SET PROBLEM:
Reproduce exactly and only the lines running from the one with "Generate a Python" through the one with "import numpy as np", both end lines included.

# Start of LISTED ENTRIES

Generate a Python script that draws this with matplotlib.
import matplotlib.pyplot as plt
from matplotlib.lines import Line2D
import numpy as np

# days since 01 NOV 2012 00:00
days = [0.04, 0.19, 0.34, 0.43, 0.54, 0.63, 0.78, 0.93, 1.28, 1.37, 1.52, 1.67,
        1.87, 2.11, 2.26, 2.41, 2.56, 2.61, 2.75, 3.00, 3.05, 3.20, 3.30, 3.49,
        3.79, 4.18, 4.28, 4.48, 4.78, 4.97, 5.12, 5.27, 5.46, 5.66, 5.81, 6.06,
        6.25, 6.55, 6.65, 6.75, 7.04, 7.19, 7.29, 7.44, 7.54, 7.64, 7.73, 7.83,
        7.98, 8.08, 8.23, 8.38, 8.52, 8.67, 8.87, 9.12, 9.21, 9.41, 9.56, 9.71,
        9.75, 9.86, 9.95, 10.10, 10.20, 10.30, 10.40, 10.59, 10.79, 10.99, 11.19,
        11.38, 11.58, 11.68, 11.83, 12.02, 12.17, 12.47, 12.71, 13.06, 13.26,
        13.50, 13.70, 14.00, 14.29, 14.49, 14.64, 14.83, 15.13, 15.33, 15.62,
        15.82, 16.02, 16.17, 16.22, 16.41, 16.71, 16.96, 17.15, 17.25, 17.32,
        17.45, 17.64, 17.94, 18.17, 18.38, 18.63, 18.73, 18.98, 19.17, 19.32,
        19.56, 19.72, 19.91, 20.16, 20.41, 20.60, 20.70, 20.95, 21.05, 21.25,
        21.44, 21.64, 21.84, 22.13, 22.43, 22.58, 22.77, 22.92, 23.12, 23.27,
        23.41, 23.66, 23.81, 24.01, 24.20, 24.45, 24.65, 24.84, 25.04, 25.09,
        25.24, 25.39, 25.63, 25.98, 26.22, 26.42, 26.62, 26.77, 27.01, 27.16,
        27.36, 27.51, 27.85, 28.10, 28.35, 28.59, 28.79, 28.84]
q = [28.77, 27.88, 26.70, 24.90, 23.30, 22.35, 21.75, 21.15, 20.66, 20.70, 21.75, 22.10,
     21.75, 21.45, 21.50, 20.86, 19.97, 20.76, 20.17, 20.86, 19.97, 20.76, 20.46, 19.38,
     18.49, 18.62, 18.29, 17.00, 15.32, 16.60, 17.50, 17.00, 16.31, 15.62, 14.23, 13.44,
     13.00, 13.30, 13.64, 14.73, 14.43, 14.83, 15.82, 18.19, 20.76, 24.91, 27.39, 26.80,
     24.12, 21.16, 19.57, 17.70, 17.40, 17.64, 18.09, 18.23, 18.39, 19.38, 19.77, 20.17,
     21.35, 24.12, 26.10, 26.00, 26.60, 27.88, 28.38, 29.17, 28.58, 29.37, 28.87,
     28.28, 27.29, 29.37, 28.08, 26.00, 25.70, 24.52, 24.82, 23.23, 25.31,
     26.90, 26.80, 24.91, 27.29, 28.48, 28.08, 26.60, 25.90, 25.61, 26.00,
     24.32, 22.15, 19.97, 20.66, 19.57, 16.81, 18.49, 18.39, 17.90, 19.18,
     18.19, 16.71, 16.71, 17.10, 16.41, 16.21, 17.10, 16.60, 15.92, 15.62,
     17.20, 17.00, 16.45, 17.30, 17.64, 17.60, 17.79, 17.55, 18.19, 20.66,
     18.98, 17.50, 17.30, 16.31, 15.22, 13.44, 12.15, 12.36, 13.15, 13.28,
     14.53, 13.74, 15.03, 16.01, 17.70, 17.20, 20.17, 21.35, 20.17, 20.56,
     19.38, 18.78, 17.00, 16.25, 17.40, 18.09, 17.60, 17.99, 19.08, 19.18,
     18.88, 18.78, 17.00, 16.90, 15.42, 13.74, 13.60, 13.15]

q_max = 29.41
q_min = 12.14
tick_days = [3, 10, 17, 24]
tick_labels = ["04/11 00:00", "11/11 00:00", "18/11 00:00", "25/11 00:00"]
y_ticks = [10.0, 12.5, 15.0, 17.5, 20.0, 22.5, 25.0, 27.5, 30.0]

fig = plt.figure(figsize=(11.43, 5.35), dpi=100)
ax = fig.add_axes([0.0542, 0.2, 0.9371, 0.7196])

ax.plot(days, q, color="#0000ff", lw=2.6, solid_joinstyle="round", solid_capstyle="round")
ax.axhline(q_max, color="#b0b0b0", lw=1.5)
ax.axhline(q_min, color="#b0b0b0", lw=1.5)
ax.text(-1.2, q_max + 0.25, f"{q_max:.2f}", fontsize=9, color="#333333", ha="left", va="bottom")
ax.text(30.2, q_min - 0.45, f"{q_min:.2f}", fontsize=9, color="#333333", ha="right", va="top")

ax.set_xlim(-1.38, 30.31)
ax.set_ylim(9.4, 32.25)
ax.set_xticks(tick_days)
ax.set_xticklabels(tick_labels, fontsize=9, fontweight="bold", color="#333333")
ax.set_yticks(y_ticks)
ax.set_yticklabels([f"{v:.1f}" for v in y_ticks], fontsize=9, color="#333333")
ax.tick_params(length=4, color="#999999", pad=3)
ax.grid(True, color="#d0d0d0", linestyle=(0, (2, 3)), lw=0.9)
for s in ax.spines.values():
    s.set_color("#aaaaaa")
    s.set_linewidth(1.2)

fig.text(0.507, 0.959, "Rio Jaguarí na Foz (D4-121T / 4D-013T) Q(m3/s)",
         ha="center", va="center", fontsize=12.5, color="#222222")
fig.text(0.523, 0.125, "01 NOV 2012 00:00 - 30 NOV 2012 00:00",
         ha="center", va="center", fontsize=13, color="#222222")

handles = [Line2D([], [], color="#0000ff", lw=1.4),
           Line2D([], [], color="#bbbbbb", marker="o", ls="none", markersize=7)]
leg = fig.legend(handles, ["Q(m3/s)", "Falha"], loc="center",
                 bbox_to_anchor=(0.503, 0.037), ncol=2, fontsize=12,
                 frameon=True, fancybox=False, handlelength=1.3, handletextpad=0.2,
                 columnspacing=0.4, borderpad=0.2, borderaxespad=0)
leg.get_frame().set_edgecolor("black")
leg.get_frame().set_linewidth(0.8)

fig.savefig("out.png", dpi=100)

# End of LISTED ENTRIES
# Start of LISTED ENTRIES

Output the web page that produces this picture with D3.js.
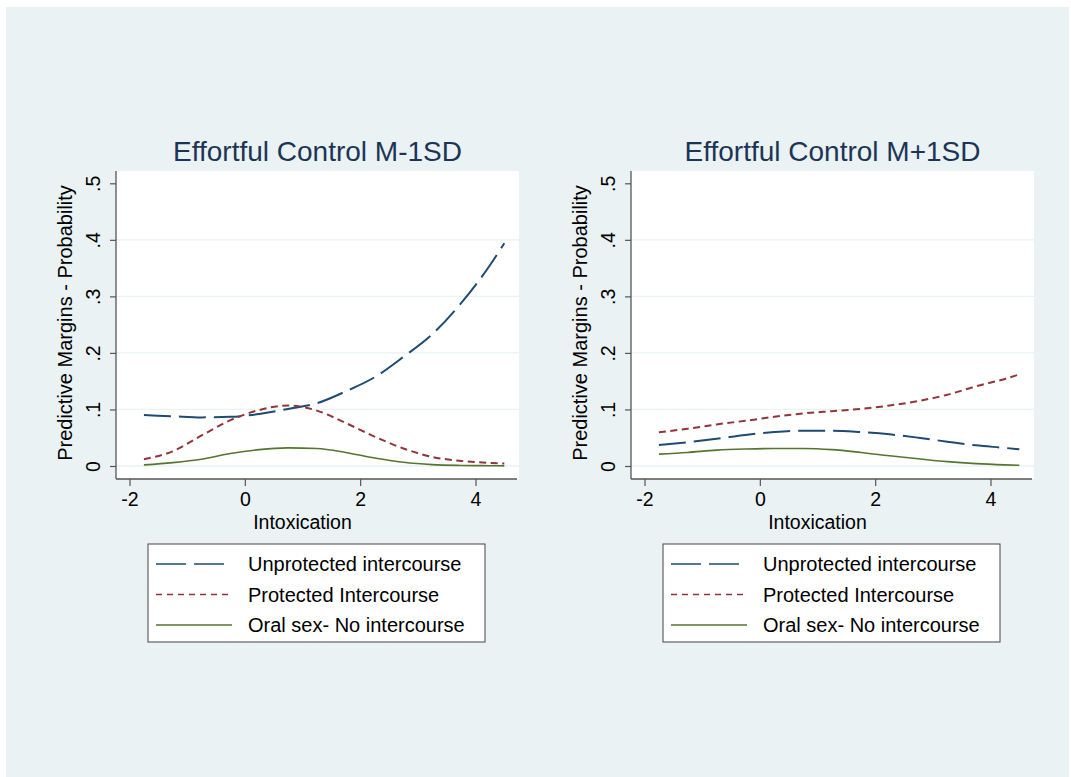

# End of LISTED ENTRIES

FULL ANSWER:
Generate a Python script that draws this with matplotlib.
import matplotlib.pyplot as plt
from matplotlib.lines import Line2D
import numpy as np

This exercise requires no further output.